— Begin Source material —

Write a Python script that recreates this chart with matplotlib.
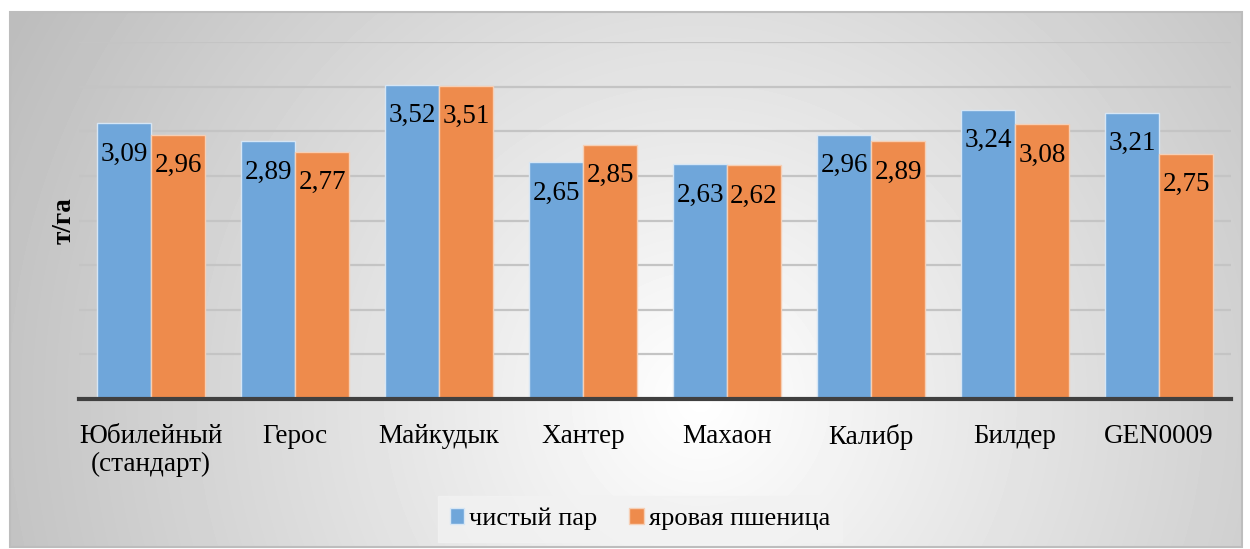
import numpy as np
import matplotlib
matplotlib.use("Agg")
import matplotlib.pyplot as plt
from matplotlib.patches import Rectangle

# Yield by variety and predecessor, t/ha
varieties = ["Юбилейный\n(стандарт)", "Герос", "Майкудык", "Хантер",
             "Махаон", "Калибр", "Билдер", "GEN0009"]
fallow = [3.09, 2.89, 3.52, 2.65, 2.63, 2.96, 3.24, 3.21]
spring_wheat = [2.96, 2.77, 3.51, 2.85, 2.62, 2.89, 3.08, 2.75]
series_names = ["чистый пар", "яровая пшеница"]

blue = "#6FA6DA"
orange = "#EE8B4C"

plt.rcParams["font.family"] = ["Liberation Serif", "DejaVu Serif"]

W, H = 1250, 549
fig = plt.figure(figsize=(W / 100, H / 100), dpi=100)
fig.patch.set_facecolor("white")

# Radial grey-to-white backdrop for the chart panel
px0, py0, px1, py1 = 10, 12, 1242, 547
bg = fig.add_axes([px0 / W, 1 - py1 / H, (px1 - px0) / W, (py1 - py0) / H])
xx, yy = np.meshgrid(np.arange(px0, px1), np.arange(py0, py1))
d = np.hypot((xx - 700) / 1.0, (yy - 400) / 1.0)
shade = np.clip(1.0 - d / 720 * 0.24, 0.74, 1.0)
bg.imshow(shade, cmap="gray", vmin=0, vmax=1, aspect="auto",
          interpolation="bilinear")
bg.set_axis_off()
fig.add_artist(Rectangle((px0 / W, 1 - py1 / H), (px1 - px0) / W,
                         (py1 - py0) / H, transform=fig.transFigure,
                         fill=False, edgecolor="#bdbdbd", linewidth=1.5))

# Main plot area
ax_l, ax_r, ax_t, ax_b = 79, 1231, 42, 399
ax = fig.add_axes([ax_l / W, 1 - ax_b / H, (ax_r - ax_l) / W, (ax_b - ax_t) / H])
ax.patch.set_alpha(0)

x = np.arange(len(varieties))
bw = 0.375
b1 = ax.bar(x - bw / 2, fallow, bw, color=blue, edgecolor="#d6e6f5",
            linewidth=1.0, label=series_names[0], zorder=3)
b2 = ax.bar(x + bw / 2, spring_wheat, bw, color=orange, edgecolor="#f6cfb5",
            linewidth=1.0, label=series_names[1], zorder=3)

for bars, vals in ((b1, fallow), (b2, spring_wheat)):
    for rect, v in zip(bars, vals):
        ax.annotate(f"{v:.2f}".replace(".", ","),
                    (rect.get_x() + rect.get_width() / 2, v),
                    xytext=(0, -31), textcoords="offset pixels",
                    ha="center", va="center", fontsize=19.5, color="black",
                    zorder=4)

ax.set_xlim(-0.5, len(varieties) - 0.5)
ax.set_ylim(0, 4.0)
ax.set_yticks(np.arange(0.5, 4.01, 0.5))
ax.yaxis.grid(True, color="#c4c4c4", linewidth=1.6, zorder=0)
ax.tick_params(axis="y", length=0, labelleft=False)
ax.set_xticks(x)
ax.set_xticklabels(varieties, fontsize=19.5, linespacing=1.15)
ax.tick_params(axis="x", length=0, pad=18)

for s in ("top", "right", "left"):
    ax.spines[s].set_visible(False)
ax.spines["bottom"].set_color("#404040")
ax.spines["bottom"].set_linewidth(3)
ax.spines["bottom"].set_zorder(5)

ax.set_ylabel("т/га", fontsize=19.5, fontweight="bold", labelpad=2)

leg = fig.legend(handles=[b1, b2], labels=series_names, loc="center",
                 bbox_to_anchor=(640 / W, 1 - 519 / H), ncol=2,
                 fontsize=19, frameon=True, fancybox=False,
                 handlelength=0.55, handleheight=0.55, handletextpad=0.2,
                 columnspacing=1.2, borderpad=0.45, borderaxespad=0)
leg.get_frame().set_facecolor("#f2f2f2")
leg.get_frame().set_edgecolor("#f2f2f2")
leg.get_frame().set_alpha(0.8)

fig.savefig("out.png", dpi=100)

— End Source material —

What you will do => Look at the listing and set down only the lines from its start through the line with "from matplotlib.patches import Rectangle", word for word and without pictures.

Answer to this exercise =>
Write a Python script that recreates this chart with matplotlib.
import numpy as np
import matplotlib
matplotlib.use("Agg")
import matplotlib.pyplot as plt
from matplotlib.patches import Rectangle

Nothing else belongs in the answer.